In the meantime, B is experiencing only bliss because I have no doubt that her sweet spirit is in the realm where there's no emotional or physical pain and no sense of separation from loved ones (all the things that we who are still in our physical bodies have to experience sad.gif ). She is fine. She wants you to be okay, just as you would want that for her if the roles had been reversed. wub.gif

Try and take good care of yourself. Do you have other lucky furkids to care for? Just wondering. Sometimes that can be a good thing, knowing that you are passing on more love to others who would be lucky enough to receive it.

You're in my Prayers,
Kathy
missingB
Kathy,
I do have another cat but it is different he is a stray that I adopted me recently and he was beat up pretty bad by someone.
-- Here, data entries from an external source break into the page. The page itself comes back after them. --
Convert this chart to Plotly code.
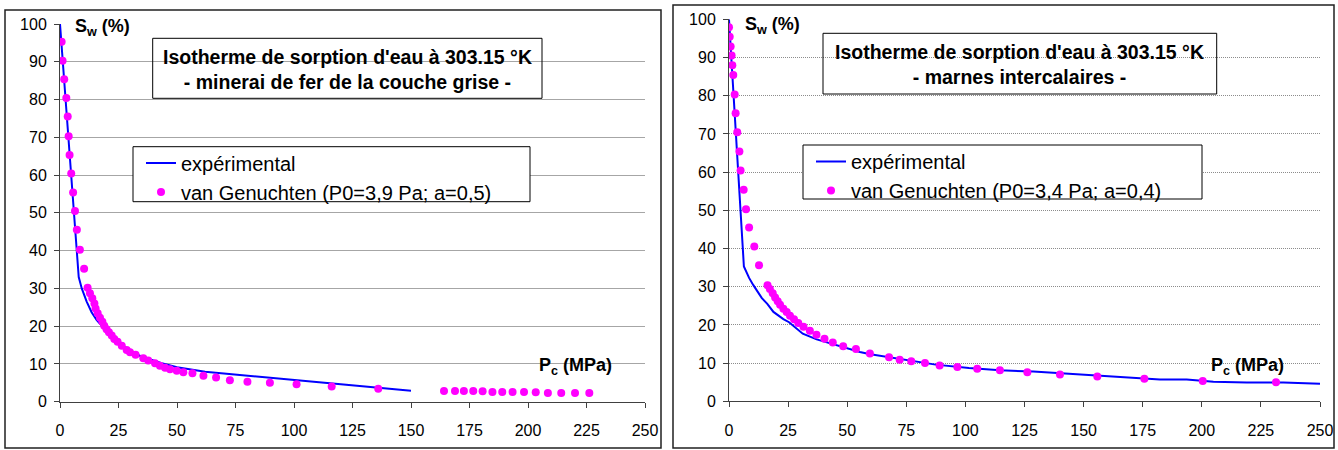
import plotly.graph_objects as go

# ---------------- data ----------------
# Left chart : minerai de fer de la couche grise
left_exp_x = [0, 8.0, 9.3, 11.4, 13.5, 15.7, 18.0, 20.0, 25.0, 30.0, 35.0, 43.5, 50.0,
              62.0, 75.0, 100.0, 120.0, 150.0]
left_exp_y = [100, 33.0, 30.0, 26.5, 23.7, 21.6, 20.0, 18.8, 15.7, 13.4, 11.9, 10.2, 9.1,
              7.9, 7.2, 5.7, 4.6, 2.9]

left_vg_x = [0.7, 1.1, 1.8, 2.7, 3.3, 3.7, 4.1, 4.8, 5.6, 6.4, 7.2, 8.5, 10.3,
             11.8, 12.8, 13.8, 14.7, 15.2, 16.1, 17.1, 18.1, 18.9, 19.9, 20.9, 22.1,
             23.2, 24.6, 26.4, 28.5, 29.9, 32.3, 35.6, 37.7, 40.6, 42.7, 44.9, 47.0,
             49.9, 52.7, 56.6, 61.3, 66.7, 72.6, 80.1, 89.7, 101.1, 116.1, 136.0,
             164.1, 168.8, 172.6, 176.6, 180.6, 184.8, 189.0, 193.4, 198.3, 203.3,
             208.5, 214.2, 220.1, 226.2]
left_vg_y = [95.3, 90.3, 85.4, 80.4, 75.5, 70.3, 65.3, 60.4, 55.4, 50.5, 45.5, 40.2, 35.2,
             30.2, 28.7, 27.4, 26.0, 24.7, 23.4, 22.2, 21.2, 20.1, 19.2, 18.4, 17.5,
             16.6, 15.9, 14.8, 13.7, 13.1, 12.4, 11.5, 10.9, 10.2, 9.5, 9.0, 8.6,
             8.2, 7.8, 7.5, 6.9, 6.4, 5.7, 5.3, 5.0, 4.6, 4.0, 3.4,
             2.8, 2.8, 2.8, 2.8, 2.75, 2.6, 2.6, 2.6, 2.6, 2.5,
             2.3, 2.3, 2.3, 2.3]

# Right chart : marnes intercalaires
right_exp_x = [0, 6.3, 8.5, 10.3, 13.9, 16.2, 18.8, 23.0, 25.4, 31.2, 37.1, 45.6, 55.4,
               59.2, 73.3, 87.4, 101.5, 114.6, 128.7, 149.9, 171.0, 182.3, 193.6, 204.9,
               219.0, 234.5, 250.0]
right_exp_y = [100, 35.3, 32.3, 30.4, 27.0, 25.5, 23.4, 21.5, 20.7, 17.7, 16.2, 14.6, 12.9,
               12.4, 10.9, 9.6, 8.7, 8.1, 7.8, 6.9, 6.1, 5.7, 5.7, 5.1,
               4.9, 4.9, 4.6]

right_vg_x = [0.0, 0.3, 0.7, 1.1, 1.4, 1.8, 2.4, 2.8, 3.5, 4.4, 4.9, 6.2, 7.2, 8.5, 10.7,
              12.7, 16.3, 17.3, 18.5, 19.5, 20.6, 21.6, 23.0, 24.4, 25.8, 27.5, 29.3,
              31.5, 34.2, 37.0, 40.4, 43.9, 48.3, 53.7, 59.6, 67.7, 72.2, 77.1, 82.9,
              89.1, 96.6, 105.0, 114.6, 126.2, 140.0, 155.8, 175.7, 200.4, 231.4]
right_vg_y = [97.9, 95.4, 92.9, 90.5, 88.0, 85.4, 80.3, 75.4, 70.4, 65.4, 60.4, 55.4, 50.3,
              45.5, 40.5, 35.6, 30.4, 29.4, 28.3, 27.2, 26.2, 25.3, 24.2, 23.4, 22.4,
              21.5, 20.5, 19.5, 18.5, 17.4, 16.4, 15.4, 14.4, 13.7, 12.5, 11.5, 10.9,
              10.5, 10.0, 9.4, 9.0, 8.5, 8.1, 7.6, 7.0, 6.5, 5.9, 5.3, 5.0]

x_ticks = [0, 25, 50, 75, 100, 125, 150, 175, 200, 225, 250]
y_ticks = [0, 10, 20, 30, 40, 50, 60, 70, 80, 90, 100]

title_left = "Isotherme de sorption d'eau à 303.15 °K<br>- minerai de fer de la couche grise -"
title_right = "Isotherme de sorption d'eau à 303.15 °K<br>- marnes intercalaires -"
name_exp = "expérimental"
name_vg_left = "van Genuchten (P0=3,9 Pa; a=0,5)"
name_vg_right = "van Genuchten (P0=3,4 Pa; a=0,4)"

# ---------------- figure ----------------
W, H = 1338, 450
FONT = "Liberation Sans, Arial, sans-serif"
BLUE = "#0000FF"
MAGENTA = "#FF00FF"

fig = go.Figure()
fig.add_trace(go.Scatter(x=left_exp_x, y=left_exp_y, mode="lines", name=name_exp,
                         line=dict(color=BLUE, width=2), xaxis="x", yaxis="y", legend="legend"))
fig.add_trace(go.Scatter(x=left_vg_x, y=left_vg_y, mode="markers", name=name_vg_left,
                         marker=dict(color=MAGENTA, size=8), xaxis="x", yaxis="y", legend="legend"))
fig.add_trace(go.Scatter(x=right_exp_x, y=right_exp_y, mode="lines", name=name_exp,
                         line=dict(color=BLUE, width=2), xaxis="x2", yaxis="y2", legend="legend2"))
fig.add_trace(go.Scatter(x=right_vg_x, y=right_vg_y, mode="markers", name=name_vg_right,
                         marker=dict(color=MAGENTA, size=8), xaxis="x2", yaxis="y2", legend="legend2"))


def px_x(p):
    return p / W


def px_y(p):
    return 1 - p / H


common_x = dict(range=[0, 250], tickvals=x_ticks, showline=True, linecolor="#404040", linewidth=1,
                ticks="outside", ticklen=5, tickcolor="#404040", showgrid=False, zeroline=False,
                tickfont=dict(size=16, color="black", family=FONT), ticklabelstandoff=9,
                automargin=False, fixedrange=True)
common_y = dict(range=[0, 100], tickvals=y_ticks, showline=True, linecolor="#404040", linewidth=1,
                ticks="outside", ticklen=5, tickcolor="#404040", zeroline=False,
                tickfont=dict(size=16, color="black", family=FONT), ticklabelstandoff=4,
                automargin=False, fixedrange=True)

legend_common = dict(xanchor="left", yanchor="top", bgcolor="rgba(0,0,0,0)",
                     borderwidth=0, font=dict(size=20, color="black", family=FONT),
                     tracegroupgap=0)

fig.update_layout(
    width=W, height=H,
    margin=dict(l=0, r=0, t=0, b=0, pad=0, autoexpand=False),
    paper_bgcolor="white", plot_bgcolor="white",
    font=dict(family=FONT, color="black"),
    showlegend=True,
    xaxis=dict(domain=[px_x(60), px_x(645)], anchor="y", **common_x),
    yaxis=dict(domain=[px_y(401.7), px_y(24)], anchor="x", showgrid=True,
               gridcolor="#a6a6a6", gridwidth=1, **common_y),
    xaxis2=dict(domain=[px_x(729), px_x(1320)], anchor="y2", **common_x),
    yaxis2=dict(domain=[px_y(401.3), px_y(19.3)], anchor="x2", showgrid=True,
                gridcolor="#8c8c8c", gridwidth=1, griddash="1px,1px", **common_y),
    legend=dict(x=px_x(141), y=px_y(143.5), **legend_common),
    legend2=dict(x=px_x(811), y=px_y(142), **legend_common),
)

# legend boxes (white, opaque, drawn above the grid)
for x0, y0, x1, y1 in [(133, 146.7, 530, 201.7), (803, 145, 1202, 199)]:
    fig.add_shape(type="rect", xref="paper", yref="paper",
                  x0=px_x(x0), x1=px_x(x1), y0=px_y(y1), y1=px_y(y0),
                  fillcolor="white", line=dict(color="black", width=1), layer="above")

# title boxes (transparent)
for x0, y0, x1, y1 in [(152.7, 38.3, 542, 98.3), (823, 33.3, 1216.7, 94)]:
    fig.add_shape(type="rect", xref="paper", yref="paper",
                  x0=px_x(x0), x1=px_x(x1), y0=px_y(y1), y1=px_y(y0),
                  line=dict(color="black", width=1), layer="above")

# outer chart borders
fig.add_shape(type="rect", xref="paper", yref="paper",
              x0=px_x(5), x1=px_x(661), y0=px_y(448), y1=px_y(10),
              line=dict(color="#202020", width=1.5), layer="above")
fig.add_shape(type="rect", xref="paper", yref="paper",
              x0=px_x(673), x1=px_x(1334), y0=px_y(448), y1=px_y(5),
              line=dict(color="#202020", width=1.5), layer="above")

# chart titles
for txt, cx, cy in [(title_left, 347.3, 69.0), (title_right, 1019.8, 64.0)]:
    fig.add_annotation(text="<b>" + txt + "</b>", xref="paper", yref="paper",
                       x=px_x(cx), y=px_y(cy), xanchor="center", yanchor="middle",
                       showarrow=False, align="center",
                       font=dict(size=19.5, color="black", family=FONT))

# axis titles
for sx, sy in [(73, 28), (743, 25)]:
    fig.add_annotation(text="<b>S<sub>w</sub> (%)</b>", xref="paper", yref="paper",
                       x=px_x(sx), y=px_y(sy), xanchor="left", yanchor="middle",
                       showarrow=False, font=dict(size=18, color="black", family=FONT))
for pxx, pyy in [(536.7, 366.7), (1209, 366)]:
    fig.add_annotation(text="<b>P<sub>c</sub> (MPa)</b>", xref="paper", yref="paper",
                       x=px_x(pxx), y=px_y(pyy), xanchor="left", yanchor="middle",
                       showarrow=False, font=dict(size=18, color="black", family=FONT))

fig.write_html(
    "out.html",
    config={"displayModeBar": False, "staticPlot": True},
    post_script="document.body.style.margin='0';document.body.style.padding='0';"
                "document.body.style.overflow='hidden';",
)
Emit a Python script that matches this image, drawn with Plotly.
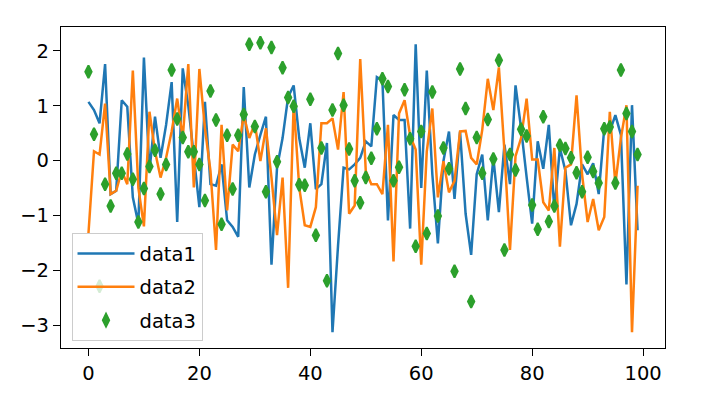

I know in time he will become a great baby but he he still has a few trust issue to work through. It has been only since August but everyday he is getting better and better. B an him never saw eye to eye she was the Queen of the roost say to speak. Always a one person baby. I don't even think Q (the stray baby) is misses her at all. I think he is happy that he can walk around ad not get hissed at. Lay on the bed without having to avoid my B. I am trying to hold hi close but like I said he does not seem ready for that. He is very affectionate and loves to ave his belly rubbed but is not one to squeeze and bump heads or let me blow in his ears. And this is the first ca I have ever seen who does not like his neck rubbed. I think in time he will like this ad having his ears scratch. I am not sure he is helping to much right now though. I was kind of a one kitty mom too.